All the remaining arguments, if any, are passed on the stack, from right to left.
That is, the last argument of the function is pushed on the stack, and then, the one before last, until finally the 7th argument is pushed on the stack, before calling the target function.
Callee versus caller saved registers#
Each function must ensure that it preserves all callee saved registers (registers marked to be preserved across calls in the table of registers above, e.g., rbp). These must be stored on the stack as part of the function prologue, i.e., the code that runs immediately the beginning of the function. The only exception is the rsp register itself which is automatically preserved by the return instruction. (Note that the function must ensure that the rsp register is exactly as it was at the beginning of the call before it can safely invoke the return instruction because the return address is read from the stack.)

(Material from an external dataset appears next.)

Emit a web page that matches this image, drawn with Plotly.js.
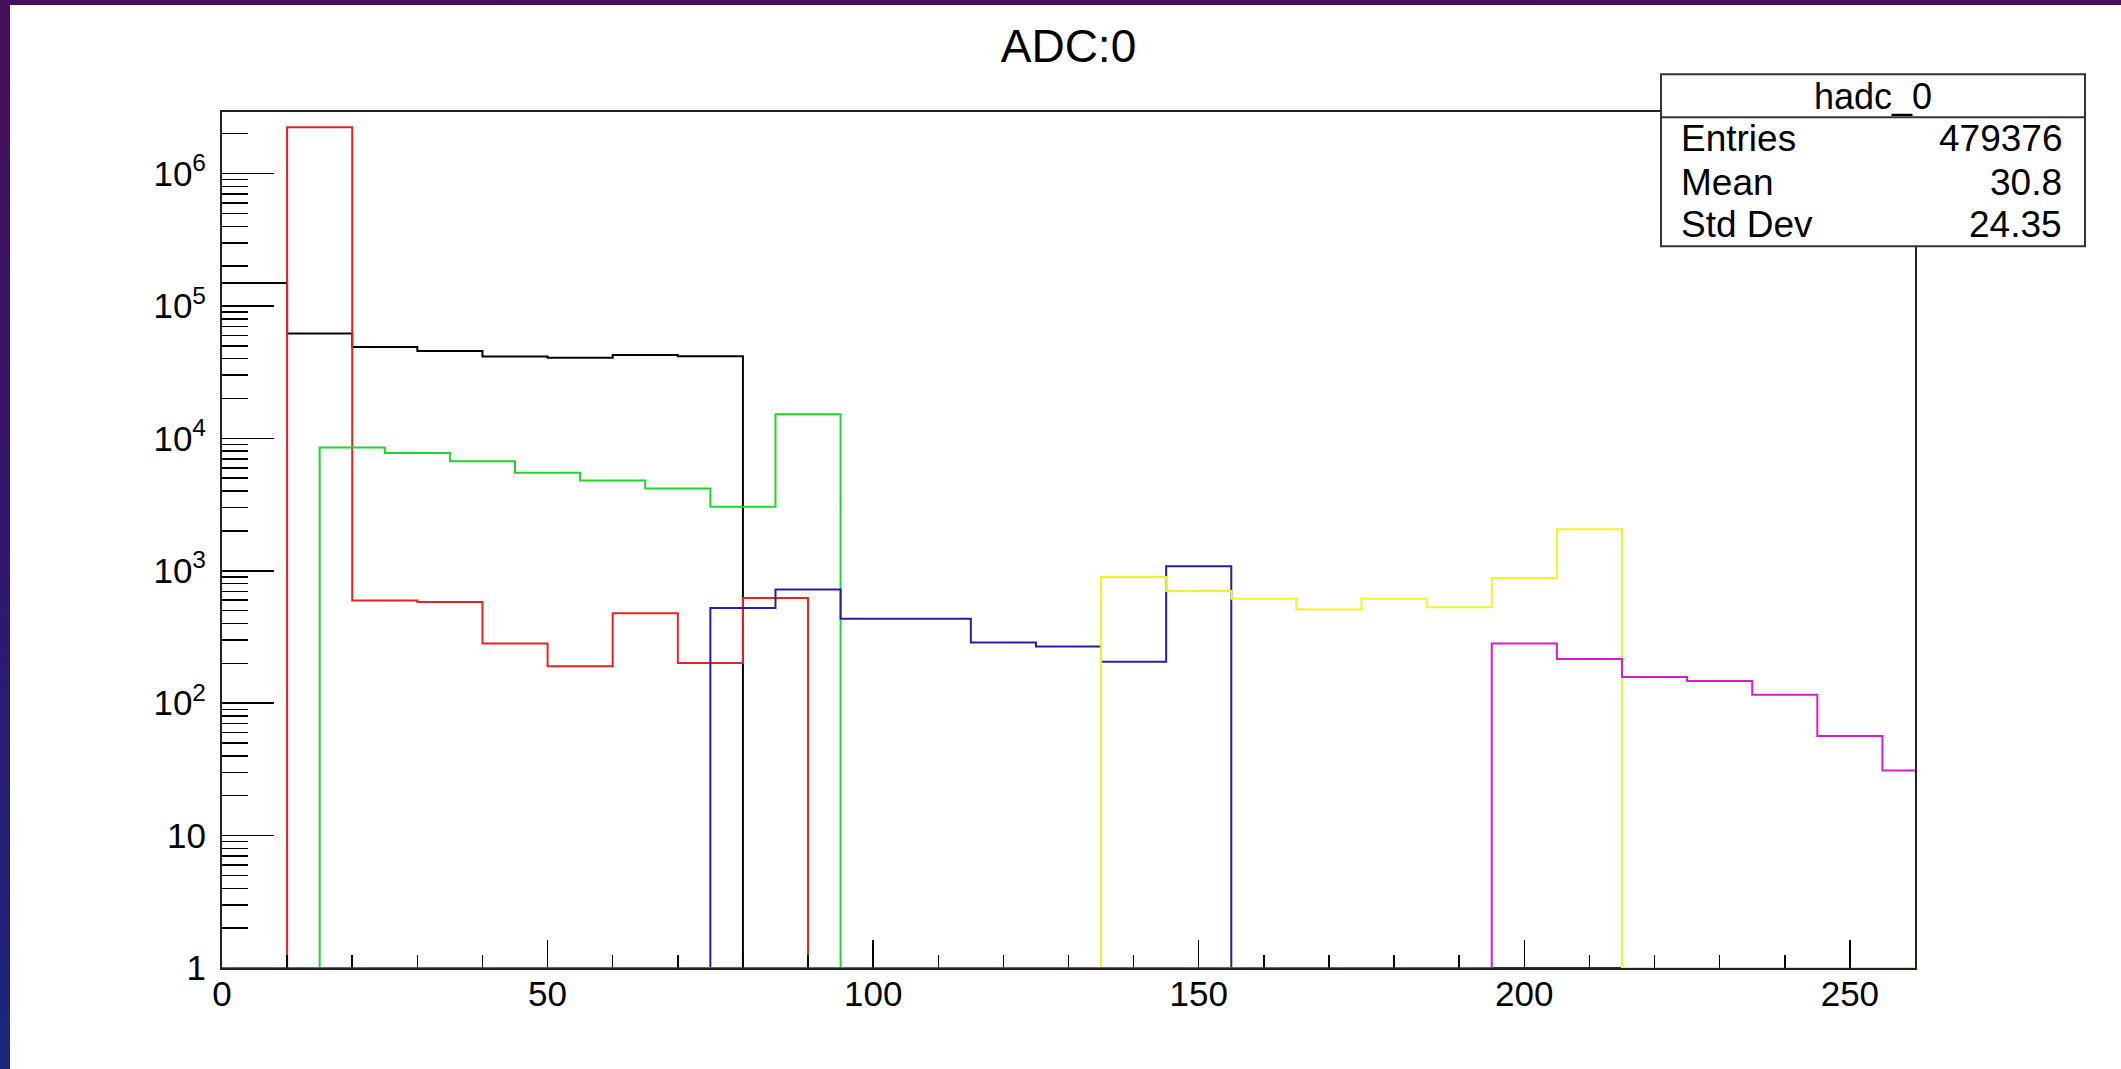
<!DOCTYPE html>
<html>
<head>
<meta charset="utf-8">
<script src="https://cdn.plot.ly/plotly-3.0.1.min.js"></script>
<style>
  html, body { margin: 0; padding: 0; }
  body {
    width: 2121px; height: 1069px; overflow: hidden; position: relative;
    background: linear-gradient(to bottom, #46105a 0%, #3a1466 35%, #2a1c72 65%, #1b2676 100%);
  }
  #chart { position: absolute; left: 10px; top: 5px; width: 2111px; height: 1064px; background: #ffffff; }
</style>
</head>
<body>
<div id="chart"></div>
<script>
// ---- data (bin edges and bin contents) ----
const blackEdges   = [0, 10, 20, 30, 40, 50, 60, 70, 80, 260];
const blackCounts  = [149000, 61900, 49000, 45700, 41500, 40700, 42700, 41700, 0];

const redEdges     = [0, 10, 20, 30, 40, 50, 60, 70, 80, 90, 260];
const redCounts    = [0, 2240000, 596, 582, 282, 190, 478, 201, 623, 0];

const greenEdges   = [0, 15, 25, 35, 45, 55, 65, 75, 85, 95, 260];
const greenCounts  = [0, 8520, 7760, 6710, 5510, 4800, 4180, 3050, 15200, 0];

const blueEdges    = [0, 75, 85, 95, 105, 115, 125, 135, 145, 155, 260];
const blueCounts   = [0, 524, 721, 435, 435, 287, 268, 206, 1082, 0];

const yellowEdges  = [0, 135, 145, 155, 165, 175, 185, 195, 205, 215, 260];
const yellowCounts = [0, 898, 704, 616, 509, 616, 530, 883, 2057, 0];

const magentaEdges  = [0, 195, 205, 215, 225, 235, 245, 255, 260];
const magentaCounts = [0, 282, 216, 158, 147, 116, 56.5, 31];

const xTickVals = [0, 50, 100, 150, 200, 250];
const yTickVals = [1, 10, 100, 1000, 10000, 100000, 1000000];
const yTickText = ['1', '10', '10<sup>2</sup>', '10<sup>3</sup>', '10<sup>4</sup>', '10<sup>5</sup>', '10<sup>6</sup>'];

const chartTitle = 'ADC:0';
const statsTitle = 'hadc_0';
const statNames  = ['Entries', 'Mean', 'Std Dev'];
const statValues = ['479376', '30.8', '24.35'];

// ---- build ----
const FONT = '"Liberation Sans", Arial, Helvetica, sans-serif';
const yMin = 1; // log-axis floor: empty bins sit on the frame bottom

function stepTrace(edges, counts, color) {
  const x = edges.slice();
  const y = counts.map(v => (v > 0 ? v : yMin));
  y.push(y[y.length - 1]);
  return {
    type: 'scatter', mode: 'lines', x: x, y: y,
    line: { shape: 'hv', color: color, width: 2 },
    hoverinfo: 'skip', showlegend: false
  };
}

const traces = [
  stepTrace(blackEdges, blackCounts, '#000000'),
  stepTrace(redEdges, redCounts, '#e0261e'),
  stepTrace(greenEdges, greenCounts, '#1fd62a'),
  stepTrace(blueEdges, blueCounts, '#2a1ca6'),
  stepTrace(yellowEdges, yellowCounts, '#f2f22a'),
  stepTrace(magentaEdges, magentaCounts, '#d21ed2')
];

// pixel helpers (full-image coordinates -> plot paper fraction)
const PL = 221.9, PW = 1693.1, PB = 967.7, PH = 856;
const px = X => (X - PL) / PW;
const py = Y => (PB - Y) / PH;

const boxL = 1661, boxR = 2085, boxT = 74, boxB = 246, boxDiv = 117;
const rowY = [138.5, 181.7, 224];

const annotations = [{
  xref: 'paper', yref: 'paper', x: px((boxL + boxR) / 2), y: py(96),
  text: statsTitle, showarrow: false, xanchor: 'center', yanchor: 'middle',
  font: { family: FONT, size: 36, color: '#000' }
}];
statNames.forEach((n, i) => {
  annotations.push({
    xref: 'paper', yref: 'paper', x: px(1679), y: py(rowY[i]),
    text: n, showarrow: false, xanchor: 'left', yanchor: 'middle',
    font: { family: FONT, size: 37, color: '#000' }
  });
  annotations.push({
    xref: 'paper', yref: 'paper', x: px(2064), y: py(rowY[i]),
    text: statValues[i], showarrow: false, xanchor: 'right', yanchor: 'middle',
    font: { family: FONT, size: 37, color: '#000' }
  });
});

const layout = {
  width: 2111, height: 1064,
  margin: { l: 212, r: 206, t: 107, b: 101, pad: 0 },
  paper_bgcolor: '#ffffff', plot_bgcolor: '#ffffff',
  showlegend: false,
  title: {
    text: chartTitle, x: 0.5, xref: 'paper', xanchor: 'center',
    y: 0.962, yref: 'container', yanchor: 'middle',
    font: { family: FONT, size: 46, color: '#000' }
  },
  xaxis: {
    range: [0, 260], type: 'linear',
    tickvals: xTickVals, ticktext: xTickVals.map(String),
    ticks: 'inside', ticklen: 28, tickwidth: 1.5, tickcolor: '#000',
    minor: { dtick: 10, tick0: 0, ticks: 'inside', ticklen: 13, tickwidth: 1.5, tickcolor: '#000', showgrid: false },
    showline: true, linecolor: '#222', linewidth: 2, mirror: true,
    showgrid: false, zeroline: false,
    ticklabelstandoff: -6,
    tickfont: { family: FONT, size: 35, color: '#000' }
  },
  yaxis: {
    type: 'log', range: [0, 6.465],
    tickvals: yTickVals, ticktext: yTickText,
    ticks: 'inside', ticklen: 52, tickwidth: 1.5, tickcolor: '#000',
    minor: { dtick: 'D1', ticks: 'inside', ticklen: 26, tickwidth: 1.5, tickcolor: '#000', showgrid: false },
    showline: true, linecolor: '#222', linewidth: 2, mirror: true,
    showgrid: false, zeroline: false,
    ticklabelstandoff: 7,
    tickfont: { family: FONT, size: 35, color: '#000' }
  },
  shapes: [
    { type: 'rect', xref: 'paper', yref: 'paper', x0: px(boxL), x1: px(boxR), y0: py(boxB), y1: py(boxT),
      fillcolor: '#ffffff', line: { color: '#333', width: 2 }, layer: 'above' },
    { type: 'line', xref: 'paper', yref: 'paper', x0: px(boxL), x1: px(boxR), y0: py(boxDiv), y1: py(boxDiv),
      line: { color: '#333', width: 2 }, layer: 'above' }
  ],
  annotations: annotations
};

Plotly.newPlot('chart', traces, layout, { displayModeBar: false, staticPlot: true });
</script>
</body>
</html>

Function prologue and epilogue#
Typical simple function prologue and epilogue can be as follows. Here we assume that rbp is the only callee-saved register the function will touch.
function prologue#
pushq %rbp ; save the caller's base pointer on the stack
movq %rsp, %rbp ; set our base pointer to the current stack pointer
; this is useful to be able to restore it and
; as an anchor for referring to variables on the stack
subq 112, %rsp ; reserve memory on stack for function's local
; variables (112 = 14 * 8)
function epilogue#
movq %rbp, %rsp ; restore the rsp to where it was right after pushing %rbp
; of the caller
popq %rbp ; restore the rbp to caller's value
; the stack pointer is now exactly where it was before entering
; the function, i.e., right at the return address
retq ; return to the caller
Stack alignment#
System V ABI calling convention mandates that at any function call the stack pointer (rsp
) must be 16-byte aligned. That is, the numeric value of rsp
must be divisible by 16.
The best way to ensure it is to pre-allocate all the space that function needs on the stack in the prologue and make sure it is 16-byte aligned. The function prologue above does ensure that the stack is in 16-byte alignment.
It is a good exercise to try to convince yourself that this is indeed the case.